Slowing economy squeezes local port container traffic
The Vancouver Sun this morning reports that container traffic is down sharply this year – 25% less than the same month last year. Apparently this is not so bad as other (US) Pacific coast ports.
“Relatively speaking, our losses aren’t as steep as theirs,” he said. “I understand their decline is about 30 per cent. Our container export market is always more durable than our west coast competitors. One could say that the Canadian economy is doing better [than the U.S. economy].”
This is of course not surprising – the whole world has been impacted by the decline of the US economy. This was not something that the people who planned the port expansion had factored in to their forecasts. Not that there would not be good years and bad years – traffic always fluctuates a bit. Most people now understand that the US has entered a much different phase – this is not just a cyclical decline to be followed by a rebound. The whole basis of the US economy – using financial leger de main to borrow money to buy imported goods – has now been revealed and the US will take a long time to build its way out of this mess. And will probably try to do that by import replacement where possible.

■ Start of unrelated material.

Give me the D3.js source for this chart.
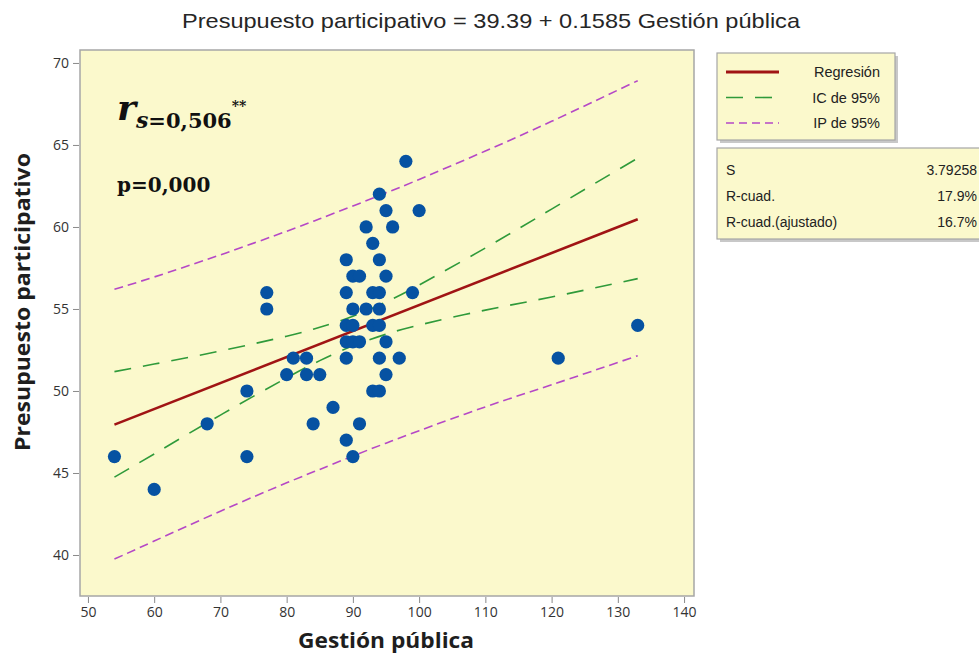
<!DOCTYPE html>
<html>
<head>
<meta charset="utf-8">
<script src="https://cdn.jsdelivr.net/npm/d3@7"></script>
<style>
  html, body { margin: 0; padding: 0; background: #ffffff; }
  svg { display: block; }
</style>
</head>
<body>
<svg id="chart" width="979" height="658"></svg>
<script>
// ---------- data ----------
const gestionPublica = [54, 60, 68, 74, 74, 77, 77, 80, 81, 83, 83, 85, 84, 87, 89, 90, 91,
  89, 89, 89, 89, 89, 90, 91, 90, 90, 90, 91, 92, 92, 93, 93, 93, 93,
  94, 94, 94, 94, 94, 94, 94, 95, 95, 95, 95, 96, 97, 98, 99, 100, 121, 133];
const presupuestoParticipativo = [46, 44, 48, 50, 46, 56, 55, 51, 52, 52, 51, 51, 48, 49, 47, 46, 48,
  58, 56, 54, 53, 52, 57, 57, 55, 54, 53, 53, 60, 55, 59, 56, 54, 50,
  62, 58, 56, 55, 54, 52, 50, 61, 57, 53, 51, 60, 52, 64, 56, 61, 52, 54];

const regX = [54, 133];
const regY = [47.95, 60.47];

const bandX   = [54, 60, 70, 80, 85, 90, 95, 100, 110, 120, 133];
const ciUpper = [51.18, 51.64, 52.44, 53.34, 53.88, 54.56, 55.43, 56.46, 58.72, 61.09, 64.20];
const ciLower = [44.75, 46.16, 48.53, 50.80, 51.85, 52.75, 53.46, 54.02, 54.93, 55.73, 56.85];
const piUpper = [56.20, 56.95, 58.30, 59.74, 60.50, 61.28, 62.08, 62.90, 64.63, 66.44, 68.92];
const piLower = [39.75, 40.85, 42.67, 44.40, 45.22, 46.04, 46.82, 47.58, 49.03, 50.38, 52.15];

const xTicks = [50, 60, 70, 80, 90, 100, 110, 120, 130, 140];
const yTicks = [40, 45, 50, 55, 60, 65, 70];

const titleText = "Presupuesto participativo = 39.39 + 0.1585 Gestión pública";
const xTitle = "Gestión pública";
const yTitle = "Presupuesto participativo";
const legendLabels = ["Regresión", "IC de 95%", "IP de 95%"];
const statLabels = ["S", "R-cuad.", "R-cuad.(ajustado)"];
const statValues = ["3.79258", "17.9%", "16.7%"];

// ---------- layout ----------
const svg = d3.select("#chart");
const plot = { left: 80, right: 694, top: 50, bottom: 596 };
const bg = "#fbf9cc";
const frame = "#a6a6a6";

const x = d3.scaleLinear().domain([48.8, 141.5]).range([plot.left, plot.right]);
const y = d3.scaleLinear().domain([37.5, 70.79]).range([plot.bottom, plot.top]);

// plot background
svg.append("rect")
  .attr("x", plot.left).attr("y", plot.top)
  .attr("width", plot.right - plot.left).attr("height", plot.bottom - plot.top)
  .attr("fill", bg).attr("stroke", frame).attr("stroke-width", 1.5);

// axes
const xAxis = d3.axisBottom(x).tickValues(xTicks).tickSize(6).tickPadding(4);
const yAxis = d3.axisLeft(y).tickValues(yTicks).tickSize(6).tickPadding(4);

const gx = svg.append("g").attr("transform", `translate(0,${plot.bottom + 1})`).call(xAxis);
const gy = svg.append("g").attr("transform", `translate(${plot.left - 1},0)`).call(yAxis);
[gx, gy].forEach(g => {
  g.select(".domain").remove();
  g.selectAll(".tick line").attr("stroke", "#8a8a8a");
  g.selectAll(".tick text")
    .attr("fill", "#333333")
    .style("font-family", "'Open Sans', 'Noto Sans', sans-serif")
    .style("font-size", "14px");
});

// clip to plot
svg.append("clipPath").attr("id", "clip").append("rect")
  .attr("x", plot.left).attr("y", plot.top)
  .attr("width", plot.right - plot.left).attr("height", plot.bottom - plot.top);
const g = svg.append("g").attr("clip-path", "url(#clip)");

const line = d3.line().x(d => x(d[0])).y(d => y(d[1])).curve(d3.curveNatural);

// prediction interval
[piUpper, piLower].forEach(arr => {
  g.append("path").datum(bandX.map((v, i) => [v, arr[i]]))
    .attr("d", line).attr("fill", "none")
    .attr("stroke", "#b548c6").attr("stroke-width", 1.6)
    .attr("stroke-dasharray", "9,5");
});
// confidence interval
[ciUpper, ciLower].forEach(arr => {
  g.append("path").datum(bandX.map((v, i) => [v, arr[i]]))
    .attr("d", line).attr("fill", "none")
    .attr("stroke", "#2f9a3a").attr("stroke-width", 1.6)
    .attr("stroke-dasharray", "17,12");
});
// regression
g.append("path").datum(regX.map((v, i) => [v, regY[i]]))
  .attr("d", d3.line().x(d => x(d[0])).y(d => y(d[1])))
  .attr("fill", "none").attr("stroke", "#a01414").attr("stroke-width", 2.6);

// points
g.selectAll("circle.pt").data(gestionPublica.map((v, i) => [v, presupuestoParticipativo[i]]))
  .enter().append("circle").attr("class", "pt")
  .attr("cx", d => x(d[0])).attr("cy", d => y(d[1]))
  .attr("r", 6.6).attr("fill", "#0652a2");

// title
svg.append("text")
  .attr("x", 491).attr("y", 28).attr("text-anchor", "middle")
  .attr("textLength", 618).attr("lengthAdjust", "spacingAndGlyphs")
  .style("font-family", "'Liberation Sans Narrow', 'Liberation Sans', Arial, sans-serif")
  .style("font-size", "21px").attr("fill", "#262626")
  .text(titleText);

// axis titles
svg.append("text")
  .attr("x", 386).attr("y", 648).attr("text-anchor", "middle")
  .attr("textLength", 176).attr("lengthAdjust", "spacingAndGlyphs")
  .style("font-family", "'Open Sans', 'Noto Sans', sans-serif")
  .style("font-weight", "bold").style("font-size", "21px").attr("fill", "#1e1e1e")
  .text(xTitle);
svg.append("text")
  .attr("transform", "translate(30,302) rotate(-90)").attr("text-anchor", "middle")
  .attr("textLength", 298).attr("lengthAdjust", "spacingAndGlyphs")
  .style("font-family", "'Open Sans', 'Noto Sans', sans-serif")
  .style("font-weight", "bold").style("font-size", "21px").attr("fill", "#1e1e1e")
  .text(yTitle);

// annotation r_s and p
const ann = svg.append("text").attr("x", 117).attr("y", 120)
  .style("font-family", "'DejaVu Serif', 'Liberation Serif', serif")
  .style("font-weight", "bold").attr("fill", "#111");
ann.append("tspan").style("font-style", "italic").style("font-size", "36px").text("r");
ann.append("tspan").attr("dy", 8).style("font-style", "italic").style("font-size", "22px").text("s");
ann.append("tspan").style("font-size", "21px").text("=0,506");
ann.append("tspan").attr("dy", -17).style("font-size", "14px").style("font-style", "italic").text("**");

svg.append("text").attr("x", 117).attr("y", 192)
  .style("font-family", "'DejaVu Serif', 'Liberation Serif', serif")
  .style("font-weight", "bold").style("font-size", "20px").attr("fill", "#111")
  .text("p=0,000");

// legend box
const shadow = "#c8c8c8";
function box(x0, y0, w, h) {
  svg.append("rect").attr("x", x0 + 3).attr("y", y0 + 3).attr("width", w).attr("height", h).attr("fill", shadow);
  svg.append("rect").attr("x", x0).attr("y", y0).attr("width", w).attr("height", h)
    .attr("fill", bg).attr("stroke", frame).attr("stroke-width", 1.2);
}
box(717, 53, 178, 87);
const legStyles = [
  { stroke: "#a01414", w: 3, dash: null },
  { stroke: "#2f9a3a", w: 1.6, dash: "17,12" },
  { stroke: "#b548c6", w: 1.6, dash: "8,5" }
];
legendLabels.forEach((lab, i) => {
  const yy = 72 + i * 25.5;
  const l = svg.append("line").attr("x1", 726).attr("x2", 779).attr("y1", yy).attr("y2", yy)
    .attr("stroke", legStyles[i].stroke).attr("stroke-width", legStyles[i].w);
  if (legStyles[i].dash) l.attr("stroke-dasharray", legStyles[i].dash);
  svg.append("text").attr("x", 880).attr("y", yy + 5).attr("text-anchor", "end")
    .style("font-family", "'Liberation Sans', Arial, sans-serif").style("font-size", "14.5px")
    .attr("fill", "#222").text(lab);
});

// stats box
box(717, 148, 270, 91);
statLabels.forEach((lab, i) => {
  const yy = 175 + i * 25.8;
  svg.append("text").attr("x", 726).attr("y", yy)
    .style("font-family", "'Liberation Sans', Arial, sans-serif").style("font-size", "14px")
    .attr("fill", "#222").text(lab);
  svg.append("text").attr("x", 977).attr("y", yy).attr("text-anchor", "end")
    .style("font-family", "'Liberation Sans', Arial, sans-serif").style("font-size", "14px")
    .attr("fill", "#222").text(statValues[i]);
});
</script>
</body>
</html>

But it also reveals one of the great myths of the port expansionists. That Vancouver was going to take increasing amounts of US trade. It turns out that we did not handle much of it after all – which is why the port’s current performance seems a bit better than theirs. The idea that Vancouver can expand import container movements in a market like this is obvious nonsense. Yet so far as I am aware we have not yet heard anyone cancel the completely unnecessary new container berths at Deltaport. It would not be too late to take that step as these berths will not now be needed, and a great deal of environmental damage could be avoided. We might even ensure the sandpipers still have somewhere to stop off during their annual migrations.
Of course that might also require a lot of provincial and federal politicians to admit they were wrong.
The piece also suggests that the market for export commodities is not as bad due to falling freight rates – but casual observation, and gossip, both suggest that there are far fewer coal trains this year too. And there are plenty of places were empty, unneeded freight cars are being stored.